» OBJECTIVE
Output a single figure: the number of lines in which the word "this" appears.

» RAW RECORDS
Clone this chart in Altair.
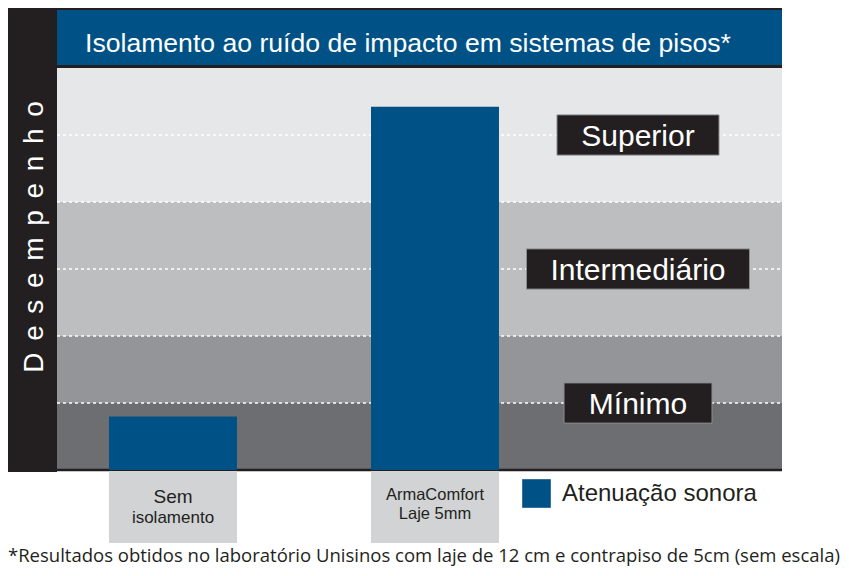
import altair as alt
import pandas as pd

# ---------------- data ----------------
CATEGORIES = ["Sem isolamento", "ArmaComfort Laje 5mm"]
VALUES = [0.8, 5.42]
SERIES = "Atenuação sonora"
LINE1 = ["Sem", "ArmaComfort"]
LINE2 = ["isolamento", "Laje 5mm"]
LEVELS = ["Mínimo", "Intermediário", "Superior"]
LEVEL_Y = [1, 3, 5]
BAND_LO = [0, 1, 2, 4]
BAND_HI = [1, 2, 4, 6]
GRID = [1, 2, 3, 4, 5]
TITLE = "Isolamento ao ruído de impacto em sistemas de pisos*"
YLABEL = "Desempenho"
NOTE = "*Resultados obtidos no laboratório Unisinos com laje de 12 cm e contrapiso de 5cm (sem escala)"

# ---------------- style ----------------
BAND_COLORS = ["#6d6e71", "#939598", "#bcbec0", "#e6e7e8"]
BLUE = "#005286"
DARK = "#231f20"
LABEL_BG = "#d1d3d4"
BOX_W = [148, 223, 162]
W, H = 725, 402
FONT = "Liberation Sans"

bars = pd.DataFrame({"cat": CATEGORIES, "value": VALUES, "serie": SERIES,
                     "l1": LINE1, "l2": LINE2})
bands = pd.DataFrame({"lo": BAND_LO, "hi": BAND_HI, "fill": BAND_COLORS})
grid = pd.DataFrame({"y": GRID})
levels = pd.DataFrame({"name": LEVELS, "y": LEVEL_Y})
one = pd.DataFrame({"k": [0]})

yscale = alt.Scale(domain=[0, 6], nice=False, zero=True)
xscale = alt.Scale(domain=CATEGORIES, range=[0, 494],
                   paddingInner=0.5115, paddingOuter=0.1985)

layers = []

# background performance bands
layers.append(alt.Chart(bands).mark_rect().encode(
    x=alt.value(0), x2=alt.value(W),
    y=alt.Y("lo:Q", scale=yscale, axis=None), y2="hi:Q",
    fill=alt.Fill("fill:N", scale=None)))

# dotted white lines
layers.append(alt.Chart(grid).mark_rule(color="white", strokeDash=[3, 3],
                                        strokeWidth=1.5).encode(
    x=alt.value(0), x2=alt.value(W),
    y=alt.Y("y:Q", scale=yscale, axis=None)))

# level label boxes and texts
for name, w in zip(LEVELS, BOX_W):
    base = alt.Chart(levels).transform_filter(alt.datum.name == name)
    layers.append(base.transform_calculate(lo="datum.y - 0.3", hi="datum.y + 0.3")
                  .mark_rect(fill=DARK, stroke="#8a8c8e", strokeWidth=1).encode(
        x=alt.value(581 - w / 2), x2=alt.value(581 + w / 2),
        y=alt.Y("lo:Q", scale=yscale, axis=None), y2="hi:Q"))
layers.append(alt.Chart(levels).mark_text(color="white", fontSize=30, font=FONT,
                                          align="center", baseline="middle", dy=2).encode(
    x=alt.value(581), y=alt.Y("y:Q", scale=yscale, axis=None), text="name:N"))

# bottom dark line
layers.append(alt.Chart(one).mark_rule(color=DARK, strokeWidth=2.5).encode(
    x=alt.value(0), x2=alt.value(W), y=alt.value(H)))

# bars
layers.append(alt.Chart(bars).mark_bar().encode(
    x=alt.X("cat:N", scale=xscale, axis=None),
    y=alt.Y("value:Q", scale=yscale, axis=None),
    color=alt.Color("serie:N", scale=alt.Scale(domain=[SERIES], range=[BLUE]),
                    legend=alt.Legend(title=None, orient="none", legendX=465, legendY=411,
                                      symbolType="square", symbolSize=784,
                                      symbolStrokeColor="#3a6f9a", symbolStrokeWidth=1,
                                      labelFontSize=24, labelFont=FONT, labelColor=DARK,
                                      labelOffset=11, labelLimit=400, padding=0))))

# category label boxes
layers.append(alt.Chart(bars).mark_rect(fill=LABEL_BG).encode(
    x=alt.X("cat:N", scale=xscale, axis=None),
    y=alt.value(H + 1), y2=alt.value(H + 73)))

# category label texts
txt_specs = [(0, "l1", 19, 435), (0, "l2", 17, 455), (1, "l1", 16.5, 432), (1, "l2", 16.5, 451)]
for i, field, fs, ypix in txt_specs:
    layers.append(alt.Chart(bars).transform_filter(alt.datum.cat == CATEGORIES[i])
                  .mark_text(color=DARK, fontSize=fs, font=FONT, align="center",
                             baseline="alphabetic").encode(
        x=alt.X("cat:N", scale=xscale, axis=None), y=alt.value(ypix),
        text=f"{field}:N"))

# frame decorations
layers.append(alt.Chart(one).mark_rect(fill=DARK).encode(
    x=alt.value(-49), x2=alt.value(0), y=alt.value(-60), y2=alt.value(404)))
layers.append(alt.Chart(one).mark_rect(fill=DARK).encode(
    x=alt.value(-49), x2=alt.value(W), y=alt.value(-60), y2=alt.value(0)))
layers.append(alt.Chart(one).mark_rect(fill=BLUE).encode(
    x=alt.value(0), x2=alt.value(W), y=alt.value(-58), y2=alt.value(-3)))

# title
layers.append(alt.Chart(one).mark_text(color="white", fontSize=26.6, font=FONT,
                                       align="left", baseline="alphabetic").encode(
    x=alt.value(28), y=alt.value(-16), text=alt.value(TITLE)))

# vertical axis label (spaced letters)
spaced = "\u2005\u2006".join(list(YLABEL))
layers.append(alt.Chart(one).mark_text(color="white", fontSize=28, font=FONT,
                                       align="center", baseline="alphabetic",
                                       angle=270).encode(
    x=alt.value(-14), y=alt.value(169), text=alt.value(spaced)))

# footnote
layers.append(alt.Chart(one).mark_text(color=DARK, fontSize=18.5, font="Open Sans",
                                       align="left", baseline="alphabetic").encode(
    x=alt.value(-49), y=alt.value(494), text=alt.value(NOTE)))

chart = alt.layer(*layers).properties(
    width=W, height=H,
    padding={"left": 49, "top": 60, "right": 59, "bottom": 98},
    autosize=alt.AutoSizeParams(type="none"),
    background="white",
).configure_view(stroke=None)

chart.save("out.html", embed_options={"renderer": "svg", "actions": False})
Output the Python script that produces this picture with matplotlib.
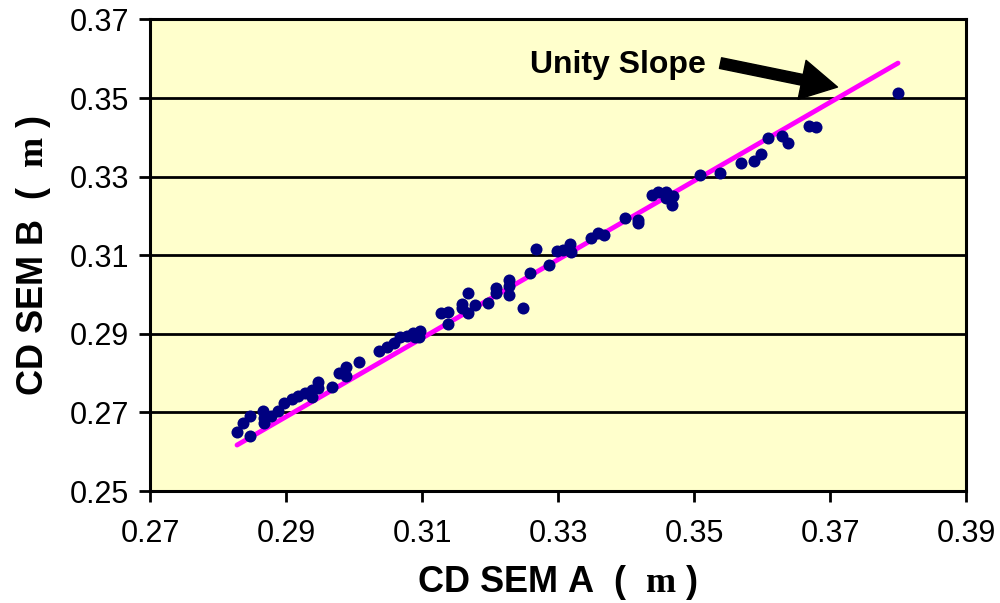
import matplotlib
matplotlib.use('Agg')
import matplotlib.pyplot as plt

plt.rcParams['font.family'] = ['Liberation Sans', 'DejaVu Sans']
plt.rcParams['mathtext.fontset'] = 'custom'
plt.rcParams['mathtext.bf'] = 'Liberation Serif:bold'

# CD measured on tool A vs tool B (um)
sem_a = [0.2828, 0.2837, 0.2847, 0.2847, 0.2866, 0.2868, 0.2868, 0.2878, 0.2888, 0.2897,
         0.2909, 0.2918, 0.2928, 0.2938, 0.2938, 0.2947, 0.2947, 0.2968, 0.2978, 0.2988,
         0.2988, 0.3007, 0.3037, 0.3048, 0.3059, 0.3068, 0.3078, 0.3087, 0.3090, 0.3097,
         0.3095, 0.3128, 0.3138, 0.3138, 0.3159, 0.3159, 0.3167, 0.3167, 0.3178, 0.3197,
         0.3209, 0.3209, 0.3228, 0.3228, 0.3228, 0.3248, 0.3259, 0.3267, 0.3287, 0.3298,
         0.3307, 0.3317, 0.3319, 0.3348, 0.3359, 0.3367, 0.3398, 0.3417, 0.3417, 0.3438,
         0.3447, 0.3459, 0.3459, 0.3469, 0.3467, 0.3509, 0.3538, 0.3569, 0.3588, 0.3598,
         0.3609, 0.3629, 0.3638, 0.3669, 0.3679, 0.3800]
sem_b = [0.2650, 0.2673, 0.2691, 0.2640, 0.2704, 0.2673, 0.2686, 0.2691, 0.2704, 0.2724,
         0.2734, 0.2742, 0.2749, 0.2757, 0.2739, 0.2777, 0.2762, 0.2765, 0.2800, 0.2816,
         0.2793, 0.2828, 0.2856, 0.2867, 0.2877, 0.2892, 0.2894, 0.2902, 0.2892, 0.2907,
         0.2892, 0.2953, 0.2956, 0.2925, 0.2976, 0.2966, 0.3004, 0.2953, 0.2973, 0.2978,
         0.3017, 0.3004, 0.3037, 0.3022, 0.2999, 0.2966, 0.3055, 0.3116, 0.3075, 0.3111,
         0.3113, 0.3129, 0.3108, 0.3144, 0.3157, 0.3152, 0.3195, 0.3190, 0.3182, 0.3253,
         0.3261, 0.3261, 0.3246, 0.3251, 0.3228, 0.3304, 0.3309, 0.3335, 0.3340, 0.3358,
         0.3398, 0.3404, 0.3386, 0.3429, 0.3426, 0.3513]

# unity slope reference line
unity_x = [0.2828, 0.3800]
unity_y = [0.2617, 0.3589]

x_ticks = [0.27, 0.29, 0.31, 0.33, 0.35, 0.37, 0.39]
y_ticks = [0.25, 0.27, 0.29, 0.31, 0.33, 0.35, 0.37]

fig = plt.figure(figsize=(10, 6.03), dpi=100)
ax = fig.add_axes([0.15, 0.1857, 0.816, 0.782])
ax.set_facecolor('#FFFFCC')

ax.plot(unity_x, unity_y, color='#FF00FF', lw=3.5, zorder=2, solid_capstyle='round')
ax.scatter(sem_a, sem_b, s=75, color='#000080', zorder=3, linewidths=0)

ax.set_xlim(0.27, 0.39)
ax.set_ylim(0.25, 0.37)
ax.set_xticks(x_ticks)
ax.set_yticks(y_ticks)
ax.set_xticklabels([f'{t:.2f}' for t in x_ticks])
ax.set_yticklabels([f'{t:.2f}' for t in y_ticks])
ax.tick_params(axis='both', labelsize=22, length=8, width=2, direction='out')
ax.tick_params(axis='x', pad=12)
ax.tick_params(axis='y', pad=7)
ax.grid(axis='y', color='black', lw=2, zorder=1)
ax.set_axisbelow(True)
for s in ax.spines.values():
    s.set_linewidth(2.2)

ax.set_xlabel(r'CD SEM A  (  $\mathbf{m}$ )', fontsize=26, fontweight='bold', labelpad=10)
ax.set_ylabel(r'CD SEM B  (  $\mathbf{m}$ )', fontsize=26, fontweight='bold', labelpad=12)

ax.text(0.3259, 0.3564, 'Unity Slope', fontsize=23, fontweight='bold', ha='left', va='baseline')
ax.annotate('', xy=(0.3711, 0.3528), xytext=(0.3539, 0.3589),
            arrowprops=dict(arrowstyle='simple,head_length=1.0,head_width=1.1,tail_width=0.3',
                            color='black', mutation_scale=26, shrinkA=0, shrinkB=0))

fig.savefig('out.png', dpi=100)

» THE RESPONSE
2